I compute a separate blurred image from which to extract a rotation invariant image patch. I convolve the grayscale source with a gaussian of sigma sqrt(5) and dimensions 13x13. I then take bilinear samples from this image to store a 7x7 image patch. These samples are taken from rotated positions relative to the feature location in order to make the descriptor rotationally invariant. I sample every 5th pixel, meaning the patch samples a 35 by 35 square (or a little bit more, if you count the contributions from the blurred pixels along the edge of the patch). This blurring is to help the feature be invariant to small changes in feature location and rotation. However, this should still generate a unique descriptor because of the large area covered by the patch.
I compute the mean and standard deviation of the pixels in the image patch. For each patch pixel, I subtract the mean and divide by the standard deviation. This normalization is to make the descriptor invariant to illumination variation.
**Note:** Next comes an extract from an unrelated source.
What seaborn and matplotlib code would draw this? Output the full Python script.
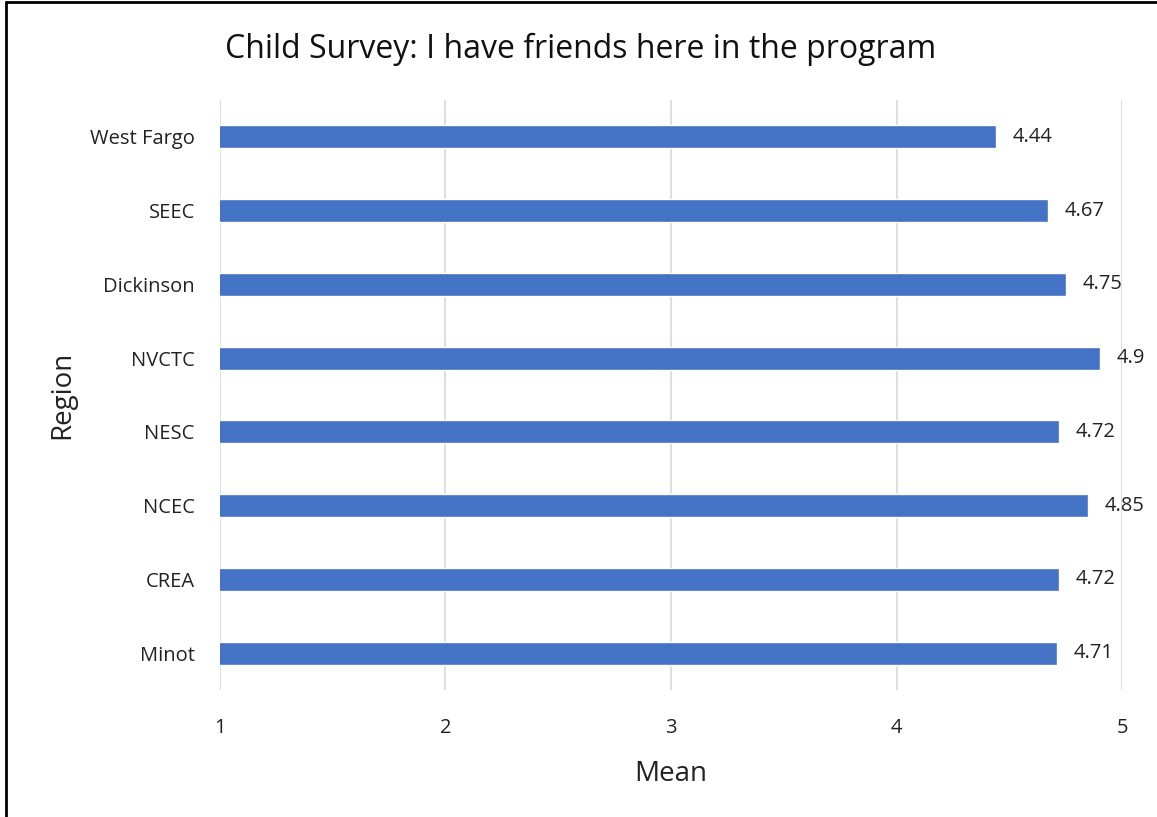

An important note is that I do not generate patches for features that whose image patch would fall outside the image. These patches would have reduced matchability due to the missing information. Therefore, this image descriptor will not generate features along the edges of an image.

Results

ROC Plot for graf (my descriptor):
AUC for SSD matching:0.632751
AUC for Ratio matching:0.767705

ROC Plot for graf (simple 5x5 descriptor):
AUC for SSD matching:0.653630
AUC for Ratio matching:0.657511

ROC Plot for yosemite (my descriptor):
AUC for SSD matching:0.950955
AUC for Ratio matching:0.976500

ROC Plot for yosemite (simple 5x5 descriptor):
AUC for SSD matching:0.781920
AUC for Ratio matching:0.894587

Benchmarking results (all use ratio matching):

bikes:
average error: 324.398513 pixels
average AUC: 0.653120

graf:
average error: 294.377062 pixels
average AUC: 0.542049

leuven:
average error: 165.489341 pixels
average AUC: 0.768668

wall:
average error: 278.718948 pixels
average AUC: 0.664109

Following is the result of detecting features in a test photo. Because I have no ground truth for my own images, measuring the usefulness of these features is difficult at this juncture.

Discussion

My feature descriptor is reasonably invariant with respect to translation, orientation (rotations about the camera view ray), and illumination. It is also readily understood and efficiently implemented.
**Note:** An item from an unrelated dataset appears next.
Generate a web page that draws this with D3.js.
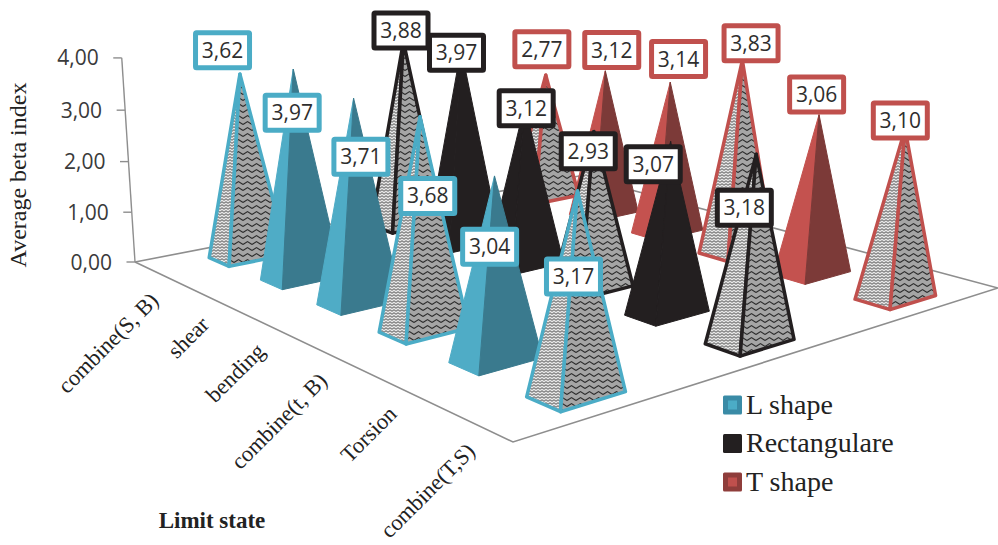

One weakness of my method is the fixed threshold for determining harris corner points. The threshold I selected generates 14779 feature points for "wall/img1.ppm" but only 86 feature points for "bikes/img6.ppm". The wall image has many, many locally invariant features while the bikes image is quite blurry, resulting in very few locally invariant features. This suggests that an adaptive threshold would substantially even out the number of features per image, and would eliminate the guesswork used to determine my threshold. Also, an adaptive threshold could be used to spread the feature points spatially across the image.

My feature points are not scale invariant, with the only invariance coming from the blurring before sampling of the image patch. This may explain the weak performance on the graf dataset, in which many feature points change depth between images. Using multi-scale harris features could alleviate this problem.

Though my feature points attempt to be invariant to rotations around an axis parallel to the view ray, they are not invariant to planar rotations around other axes. Again, the blurred, large image patch makes an attempt at invariance to small rotations of this type, large transformations between images will foil my descriptor.

Finally, it is worth noting that my descriptor uses only grayscale values, meaning that intensity equivalent patches of different colors will be indistinguishable.

Possible Improvements

The first thing to do would be to implement an adaptive threshold. Also, the size of the gaussians used for determining dominant orientation and for patch sampling should be revisited and tweaked with more care.